Possible number of combinations for return travel routes

Question

My math is bad, real bad. So bad I'm struggling to even phrase this question, but here goes.

The situation is train travel and you have four arrays to work with.

Leaving_Stations Arriving_Stations

Leaving_Dates Returning_Dates

So let's say you're only interested in one way routes and you need to figure out how many combinations of route there are. That would be (i think)

possible_routes = (leaving_stations x arriving_stations) x leaving_dates

But how would I go about figuring out how many combinations there are if I want a return trip?

UPDATE::

or would this work?

possible_routes = ((leaving_stations x arriving_stations) x leaving_dates) x (leaving_dates x returning_dates)

Answer 1

I'm not sure if i understand correctly, but this seems like a typical graph-routing theory problem. You can look at Minimum Path or A* algorithms.

Answer 2

first, A-A routes are wrong things, so:

possible_routes = 
(
  leaving_stations x arriving_stations - 
  (leaving_stations [intersection] arrivig_stations) 
) x leaving_dates

intersection operation is elements that belongs to both arrays

second, when you want 2 way routes, the combinations are:

possible_2way_routes = 
(
    leaving_stations x arriving_stations - 
    (leaving_stations [intersection] arrivig_stations) 
) x 
leaving_dates x 
(return_dates that later than leaving dates+route time)

'leaving_dates x (return_dates that later than leaving dates+route time)' are strange thing, so it may be easier to cumpute high estimation - number, that not less than possible_2way_routes in any case. the highest count will be when all returning_dates later than leaving_dates, so:

possible_2way_routes <= 
(
    leaving_stations x arriving_stations - 
    (leaving_stations [intersection] arrivig_stations) 
) x leaving_dates x return_dates

oh, I've remembered how to calculate 'return_dates that later than leaving dates+route time'. it's:

for each element of leaving_dates {
sum=sum+return_dates that later than ith leaving date+route time}

there is still problem of 'route time', though...

Answer 3

Well, the answer is it's not totally clear from your array names.

Assuming we have the 4 arrays:

• Leaving Dates
• Return Dates
• Leaving Stations
• Arriving Stations

Then we can do a bit of explaining here. Let's use the notation |x| to represent the cardinality (number of elements) of array [x], so that |Leaving Dates| is the total number of dates that you could leave on.

Then |Leaving Dates| * |Leaving Stations| * |Arriving Stations| would translate to, pick a date to leave on, then pick a station to leave from, then pick a station to arrive at, and do that in all possible ways. So this would seem to be what you're asking for for one-way trips.
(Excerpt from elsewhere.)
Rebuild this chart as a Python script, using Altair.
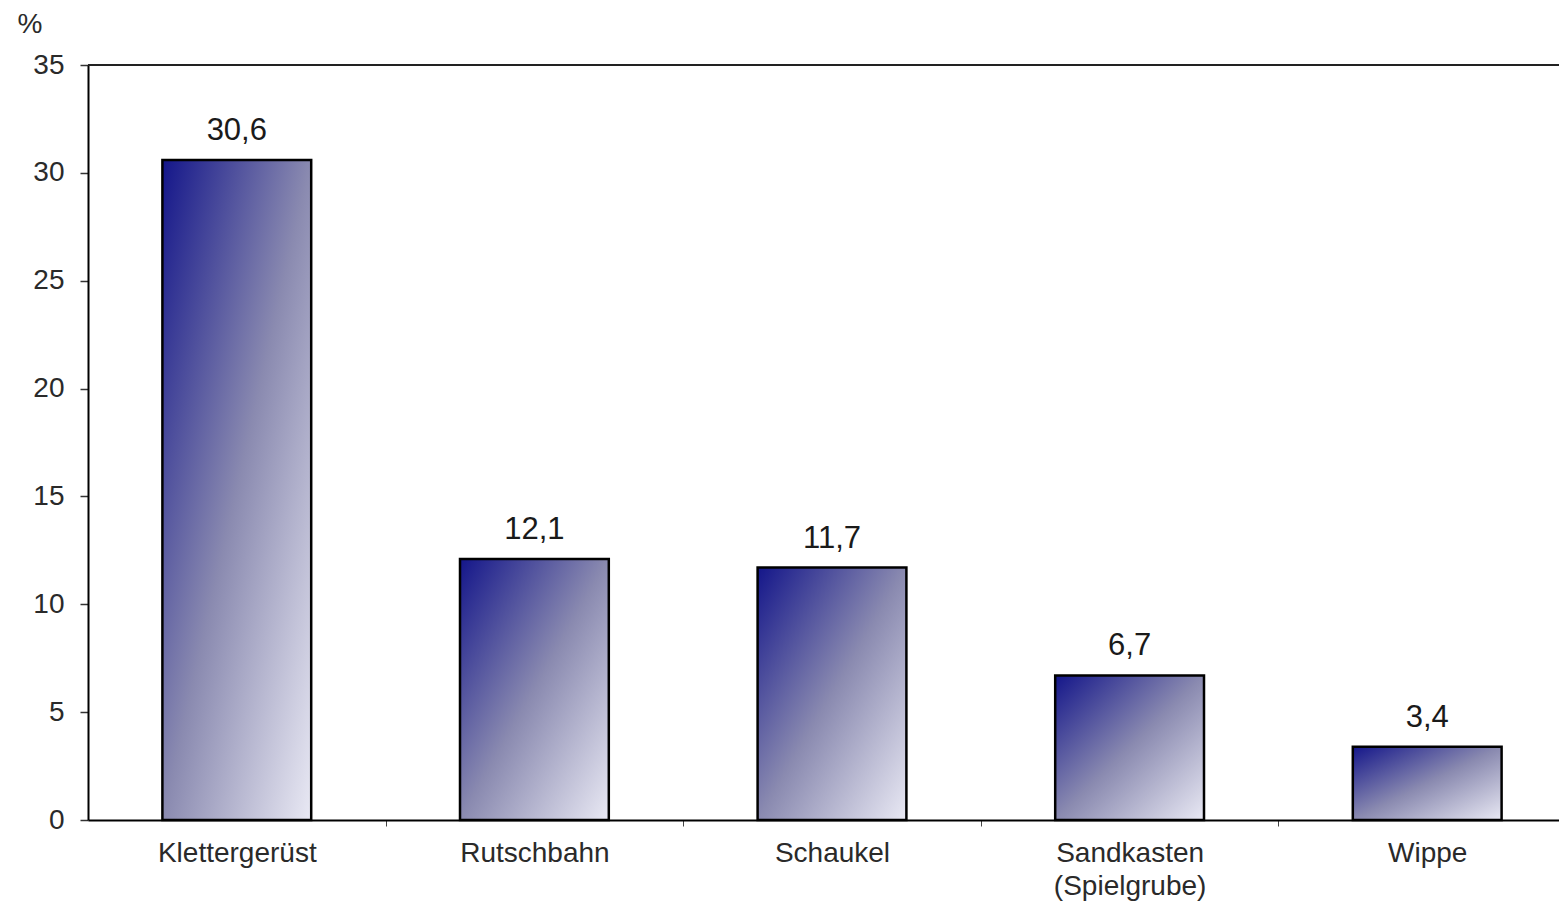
import altair as alt
import pandas as pd

categories = ["Klettergerüst", "Rutschbahn", "Schaukel", "Sandkasten (Spielgrube)", "Wippe"]
values = [30.6, 12.1, 11.7, 6.7, 3.4]
value_labels = ["30,6", "12,1", "11,7", "6,7", "3,4"]
y_ticks = [0, 5, 10, 15, 20, 25, 30, 35]

df = pd.DataFrame({"cat": categories, "val": values, "lab": value_labels})

FONT = "Liberation Sans"
HALF_STEP = 1488 / 5 / 2

gradient = alt.LinearGradient(
    gradient="linear",
    x1=0, y1=0, x2=1, y2=1,
    stops=[
        alt.GradientStop(color="#14168a", offset=0),
        alt.GradientStop(color="#8a8ab0", offset=0.5),
        alt.GradientStop(color="#e9e9f4", offset=1),
    ],
)

x_enc = alt.X(
    "cat:N",
    sort=categories,
    scale=alt.Scale(range=[0, 1488], paddingInner=0.5, paddingOuter=0.25),
    axis=alt.Axis(
        title=None,
        labelAngle=0,
        labelFont=FONT,
        labelFontSize=28,
        labelColor="#2a2a2a",
        labelPadding=13,
        labelLineHeight=33,
        labelExpr="split(datum.label, ' ')",
        tickOffset=HALF_STEP,
        labelOffset=-HALF_STEP,
        tickSize=6,
        tickColor="#444",
        tickWidth=1,
        domainColor="#000",
        domainWidth=2,
        grid=False,
    ),
)

y_enc = alt.Y(
    "val:Q",
    scale=alt.Scale(domain=[0, 35], nice=False),
    axis=alt.Axis(
        title="%",
        titleAngle=0,
        titleAlign="left",
        titleBaseline="alphabetic",
        titleX=-71,
        titleY=-33,
        titleFont=FONT,
        titleFontSize=28,
        titleFontWeight="normal",
        titleColor="#2a2a2a",
        values=y_ticks,
        labelFont=FONT,
        labelFontSize=28,
        labelColor="#2a2a2a",
        labelPadding=16,
        tickSize=8,
        tickColor="#333",
        tickWidth=1.5,
        domainColor="#000",
        domainWidth=2,
        grid=False,
    ),
)

bars = alt.Chart(df).mark_bar(
    color=gradient, stroke="#000", strokeWidth=2.5
).encode(x=x_enc, y=y_enc)

texts = alt.Chart(df).mark_text(
    font=FONT, fontSize=31, color="#1a1a1a", baseline="alphabetic", dy=-20
).encode(x=alt.X("cat:N", sort=categories), y="val:Q", text="lab:N")

top_rule = alt.Chart(pd.DataFrame({"v": [35]})).mark_rule(
    color="#222", strokeWidth=2
).encode(y="v:Q")

chart = (
    alt.layer(bars, texts, top_rule)
    .properties(
        width=1471,
        height=755,
        padding={"left": 88, "top": 65, "right": 0, "bottom": 84},
        autosize=alt.AutoSizeParams(type="none"),
        background="white",
    )
    .configure_view(stroke=None)
)

chart.save("out.html", embed_options={"renderer": "svg", "actions": False})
Now, practically, I'm going to assume that this is a real world problem, so that let's say we picked to leave from Southampton to Yorkshire on June 20, on the return trip all we are allowed to choose at this point should be the return date (meaning I'm assuming you want to return home).

So the total number of ways that we can plan a round trip would be first plan a one-way trip as above, and then pick a return date, which would be |Leaving Dates| * |Leaving Stations| * |Arriving Stations| * |Return Date|. The first 3 terms pick the one-way trip as above, and the last term picks a return date from all the possible dates. Of course, if we had the option to return to another station other than the one that we left from, then the equation would be (|Leaving Dates| * |Leaving Stations| * |Arriving Stations|) * (|Return Date| * |Leaving Stations|), or if we could even leave from a different Arrival Station than the one that we first arrived at it would become (|Leaving Dates| * |Leaving Stations| * |Arriving Stations|) * (|Return Date| * |Arriving Stations| * |Leaving Stations|).